Remember how LSTMs and GRUs were invented to fight the vanishing gradient problem in simple RNNs? Well, welcome to the next round. Stacking layers creates a deeper network, and gradients have to flow back through both time and depth. It’s a brutal journey. Even with LSTM’s gated highway, gradients can still attenuate as they travel down through multiple layers. This is why you often see people cap deep RNNs at around 3-4 layers unless they have a truly massive dataset. If your model’s performance gets worse after the third layer, don’t panic. You’ve just rediscovered this fundamental limitation.

Best Practices and Pitfalls

This isn’t a free lunch. Here’s what you need to know to avoid blowing up your GPU and your sanity.

Initialization is Everything: Don’t you dare just use zeros for your initial hidden states. Well, you can, but it’s lazy. For deep networks, proper initialization of your hidden and cell states (often sampled from a normal distribution) can help with convergence. The same goes for the weights of the LSTM itself; use the built-in nn.LSTM initializers or something like Xavier.

Skip Connections are a Lifesaver: The designers of residual networks (ResNets) were onto something glorious. That same idea applies here. If you’re going really deep (for an RNN, “really deep” means more than 4 layers), consider adding residual connections between layers. It gives the gradient a shortcut and often makes deeper networks actually trainable.

class ResidualLSTM(nn.Module):
    def __init__(self, input_size, hidden_size, num_layers):
        super().__init__()
        self.lstm = nn.LSTM(input_size, hidden_size, num_layers, batch_first=True)
        self.residual = nn.Linear(input_size, hidden_size) if input_size != hidden_size else None

    def forward(self, x):
        out, _ = self.lstm(x)
        # Add residual connection from input to output of the last layer
        residual = x if self.residual is None else self.residual(x)
        # We add the residual for each time step
        return out + residual

Bidirectional is a Force Multiplier: Sometimes, context from the future is just as important as context from the past. For tasks like sentiment analysis or named entity recognition, you want your network to be omniscient. This is where bidirectional RNNs come in. You run two separate RNNs—one on the forward sequence and one on the reversed sequence—and concatenate their outputs. It doubles your parameter count and compute time, but the boost in performance is often worth it. And yes, you can and should stack bidirectional layers too. It’s a deep, bidirectional RNN. The code change? Just bidirectional=True.

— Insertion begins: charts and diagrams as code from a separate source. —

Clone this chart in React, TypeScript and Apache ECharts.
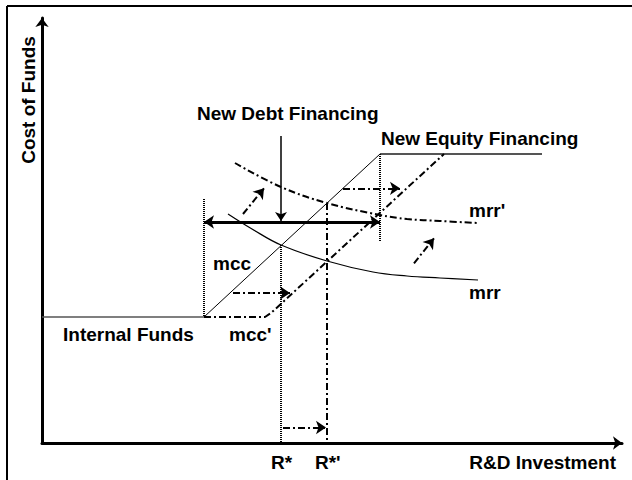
import React, { useEffect, useRef } from "react";
import * as echarts from "echarts";

// Schematic units: x = R&D investment, y = cost of funds / rate of return
const X_MAX = 580;
const Y_MAX = 425;

const INTERNAL_FUNDS: number[][] = [[0, 126], [162, 126]];
const MCC: number[][] = [[162, 126], [338, 289]];
const NEW_EQUITY: number[][] = [[338, 289], [500, 289]];
const MCC_SHIFTED: number[][] = [[162, 126], [223, 126], [229, 130], [402, 289]];
const MRR: number[][] = [[186, 229], [210, 214], [239, 198], [285, 182], [331, 171], [365, 167], [398, 165], [436, 163]];
const MRR_SHIFTED: number[][] = [[193, 280], [239, 256], [285, 240], [338, 228], [365, 224], [398, 222], [436, 220]];

const R_STAR = 239;
const R_STAR_SHIFTED = 285;

const DOTTED_GUIDES: number[][][] = [
  [[162, 244], [162, 126]],
  [[338, 289], [338, 202]],
  [[R_STAR, 198], [R_STAR, 0]],
];
const DASHDOT_GUIDES: number[][][] = [[[R_STAR_SHIFTED, 240], [R_STAR_SHIFTED, 0]]];
const DEBT_ARROW: number[][] = [[R_STAR, 307], [R_STAR, 222]];
const RANGE_ARROW: number[][] = [[162, 221], [338, 221]];
const SHIFT_ARROWS: number[][][] = [
  [[241, 15.5], [284, 15.5]],
  [[191, 150], [248, 150]],
  [[301, 254.7], [358, 254.7]],
  [[201, 229], [222, 254.7]],
  [[372, 179.7], [392, 204.7]],
];

const LABELS = {
  yAxis: "Cost of Funds",
  xAxis: "R&D Investment",
  debt: "New Debt Financing",
  equity: "New Equity Financing",
  internal: "Internal Funds",
  mcc: "mcc",
  mccShifted: "mcc'",
  mrr: "mrr",
  mrrShifted: "mrr'",
  rStar: "R*",
  rStarShifted: "R*'",
};

const FONT = 'bold 19px "Liberation Sans", Arial, sans-serif';
const DASH_DOT = [7, 3, 2, 3];

function txt(text: string, x: number, y: number, extra: any = {}) {
  return {
    type: "text",
    x,
    y,
    ...extra,
    style: {
      text,
      font: FONT,
      fill: "#000",
      align: extra.align || "left",
      verticalAlign: "middle",
    },
  };
}

export default function App() {
  const ref = useRef<HTMLDivElement>(null);

  useEffect(() => {
    if (!ref.current) return;
    const chart = echarts.init(ref.current, null, { renderer: "svg" });

    const axisCommon = {
      type: "value" as const,
      min: 0,
      splitLine: { show: false },
      axisTick: { show: false },
      axisLabel: { show: false },
      axisLine: {
        show: true,
        onZero: false,
        symbol: ["none", "arrow"],
        symbolSize: [10, 9],
        lineStyle: { color: "#000", width: 3 },
      },
    };

    const lineSeries = (data: number[][], color: string, width: number, type: any = "solid", smooth: any = false) => ({
      type: "line",
      data,
      showSymbol: false,
      symbol: "none",
      smooth,
      lineStyle: { color, width, type },
      silent: true,
      z: 3,
    });

    const linesSeries = (segs: number[][][], width: number, type: any, symbol: any, size = 10) => ({
      type: "lines",
      coordinateSystem: "cartesian2d",
      data: segs.map((c) => ({ coords: c })),
      symbol,
      symbolSize: size,
      lineStyle: { color: "#000", width, type, opacity: 1 },
      silent: true,
      z: 4,
    });

    chart.setOption({
      animation: false,
      backgroundColor: "#fff",
      grid: { left: 42, top: 18, width: 580, height: 425, containLabel: false },
      xAxis: { ...axisCommon, max: X_MAX },
      yAxis: { ...axisCommon, max: Y_MAX },
      series: [
        lineSeries(INTERNAL_FUNDS, "#555", 1.5),
        lineSeries(MCC, "#000", 1),
        lineSeries(NEW_EQUITY, "#555", 2),
        lineSeries(MCC_SHIFTED, "#000", 2, DASH_DOT),
        lineSeries(MRR, "#000", 1.2, "solid", 0.4),
        lineSeries(MRR_SHIFTED, "#000", 2, DASH_DOT, 0.4),
        linesSeries(DOTTED_GUIDES, 2, [1, 1], ["none", "none"]),
        linesSeries(DASHDOT_GUIDES, 2, DASH_DOT, ["none", "none"]),
        linesSeries([DEBT_ARROW], 1.5, "solid", ["none", "arrow"], 9),
        linesSeries([RANGE_ARROW], 3, "solid", ["arrow", "arrow"], 10),
        linesSeries(SHIFT_ARROWS, 2, DASH_DOT, ["none", "arrow"], 10),
      ],
      graphic: [
        { type: "line", shape: { x1: 7, y1: 6, x2: 632, y2: 6 }, style: { stroke: "#000", lineWidth: 2 } },
        { type: "line", shape: { x1: 7, y1: 6, x2: 7, y2: 480 }, style: { stroke: "#000", lineWidth: 2 } },
        txt(LABELS.yAxis, 28, 100, { rotation: Math.PI / 2, align: "center" }),
        txt(LABELS.debt, 197, 113),
        txt(LABELS.equity, 381, 138),
        txt(LABELS.mrrShifted, 469, 210),
        txt(LABELS.mrr, 469, 292),
        txt(LABELS.mcc, 213, 263),
        txt(LABELS.mccShifted, 229, 334),
        txt(LABELS.internal, 63, 334),
        txt(LABELS.rStar, 271, 462),
        txt(LABELS.rStarShifted, 315, 462),
        txt(LABELS.xAxis, 616, 462, { align: "right" }),
      ],
    });

    return () => chart.dispose();
  }, []);

  return (
    <div
      ref={ref}
      style={{ position: "fixed", left: 0, top: 0, width: 632, height: 480, background: "#fff" }}
    />
  );
}
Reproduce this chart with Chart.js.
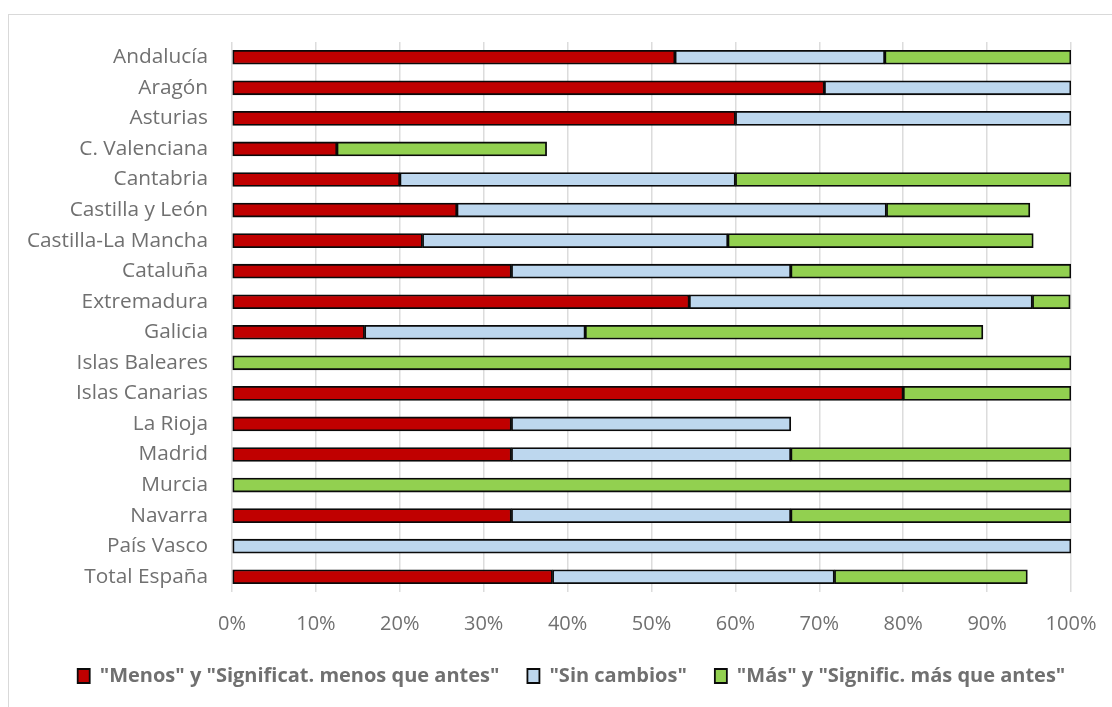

# A beast: A 3-layer, bidirectional LSTM
deep_bi_lstm = nn.LSTM(input_size, hidden_size, num_layers, batch_first=True, bidirectional=True)
# The output dimension will be hidden_size * 2 because of the concatenation

Regularize Like Your Model Depends on It (It Does): Deep RNNs are massive over-parameterization machines begging to overfit. You need to fight back. Dropout is your primary weapon. But here’s the key insight: you don’t apply dropout within the inner gates of the LSTM—that usually cripples it. You apply dropout on the outputs between layers. In PyTorch, the dropout argument in the LSTM module does exactly this, applying dropout to the outputs of each layer except the last.

So, stack ’em up. But do it wisely. Start with 2 layers. See if 3 helps. If you go to 4, have a good reason and keep a close eye on your loss curve. You’re not just stacking cells; you’re building a hierarchy of temporal understanding.